Moving on to something more intimate I selected the SACD of Nick Drake, A Treasury [Universal – Island Records]. ‘River Man’ is a haunting guitar and strings melody with deceptively ‘simple’ chord changes. Once again, the character of the dimensionality of the presentation created an in-the-room sense. The violins’ tonality had that lovely blend of pure sound married with the physicality of bow on strings. Finger work on the guitar was sure and crisp. Drake’s vocals were centred as they should be, conveying his haunting fragility. This is where one really begins to appreciate the tube input and the capabilities of the 6922’s to preserve the sense of body and wholeness of the recording.
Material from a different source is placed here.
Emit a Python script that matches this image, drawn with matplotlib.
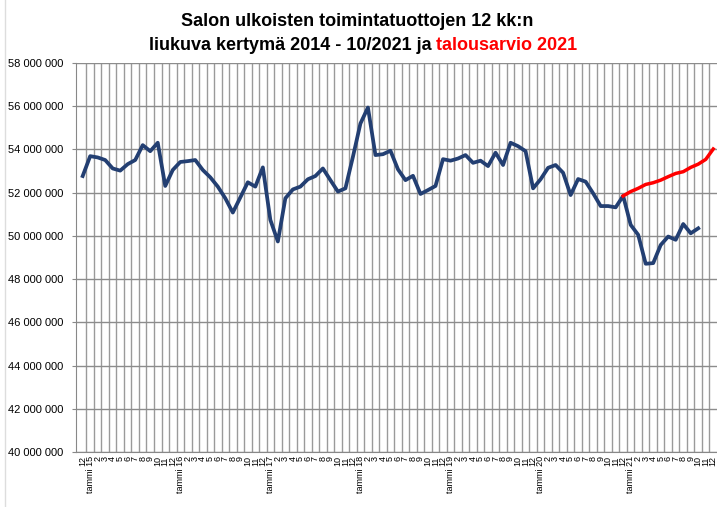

In fact, I attribute these qualities not only to the valves chosen for the design, but also to King’s decision to use independent power supplies for the amp’s input and output stages.
Given that we have valves in the amp that means you can tube-roll to tailor your sound. Swapping tubes is very easy with the BHK 250. Simply loosen the two Philips head screws holding the back plate covering the tubes and replace the installed 6922’s with any 6 or 7 series dual triode variant. Make sure to follow the steps in the manual to avoid damage to the amp or the tubes. I had a matched pair of broken-in Tungsram PCC88’s that have been commented on favorably in the PS Audio forums on the manufacturer’s website. My experience with these tubes showed an increase in midrange focus and some extended treble beyond the Genalex 6922’s. After installing the Tungsram’s it was time to return to more listening.
I recently received a copy of Pink Floyd’s Dark Side of the Moon on 180-gram vinyl [Pink Floyd Records]. Placing it on my VPI Scout 1.1, with its Dynavector 10X5 cartridge, and ALO Audio phono stage, I sat down to enjoy an all-time great. First impressions were black as in zero background noise during the opening of ‘Breathe (In the Air)’. The clock and chimes came from nowhere to spread out across the room. The heartbeat reverberated from the front to the back of the room with solid force. Roger Waters’ bass notes were solid and deep, but well controlled. It was an exceptional delivery – one that led to my playing the entire record and letting out my inner hipster as I got up and turned over the record half way through. Actually, in my mind, vinyl never left: it has always been a great way to experience music. Paired with the BHK 250, I could enjoy the best of analogue in all its organic three-dimensional glory. The nuance of Dave Gilmour’s guitar work was on full display. It was the best I had ever experienced this long time classic.